Monday, October 17, 2005
Come, listen, share, enjoy!
8pm at the Wunderbar, Lyttelton this Thursday (20/10/05)
click the Wunderbar link in the sidebar for location details.
As always, copies of Catalyst and other fine Neoismist Press books will be available for purchase including the latest release: Porno Ku XXX
Wednesday, October 05, 2005
UNION OF WRITERS AND ARTISTS OF CUBA
The president of UNEAC’s Holguin branch is the well-known painter Jorge Hidalgo and the two vice-presidents are Eugenio Marron and Manuel Garcia Verdecia. Both are well-known poets, both nationally and internationally.
The UNEAC building was where the poets, writers and painters presented their work over the course of the festival. Most of the artists were under the age of 30 and their minds were wide open to the experiences and ideas of their fellow participants. It should be understood that many of the artists were from countries in the Americas where the government does not take kindly to artists speaking "negatively" about the government or its leaders.
I spent most of my time with the Cuban poets and one in particular, the aforementioned Manuel Garcia Verdecia, professor of Cuban literature and prolific poet/writer and translator. He has translated the work of writers such as Alice Walker and Sylvia Plath into Spanish. We hung out together partly because he read my poems in Spanish at my readings and has translated some of my work for Spanish magazines but also because, as he said and I felt, "we seemed to have known each other from before".
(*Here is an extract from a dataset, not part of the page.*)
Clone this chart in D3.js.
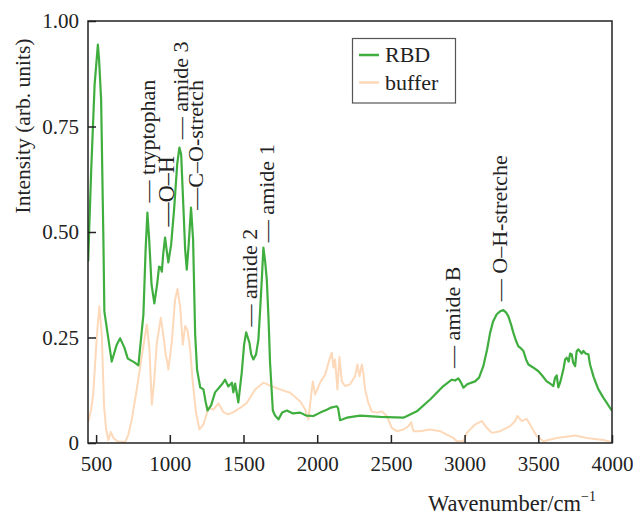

Manuel's love of Cuba and its culture and history is beyond doubt. We did not talk directly of the current political state of Cuba. Rather, we talked of literature in general and in particular he wanted to know about the writers of New Zealand and Australia and what they were writing. He also was aware of some of the history of New Zealand and Australia and wanted to know how it was politically and socially for the indigenous peoples. He enquired as to how the cultures interacted.
Unlike many Cuban writers, Manuel has travelled outside of Cuba to western countries. Cuban writers generally do not have ready access to information about new trends in literature. He pointed out that while Cuban people have a vitality and flow in their daily lives, the poets read their poems in a very formal manner. As he said, Cuban poets have had little exposure to things such as "performance poetry".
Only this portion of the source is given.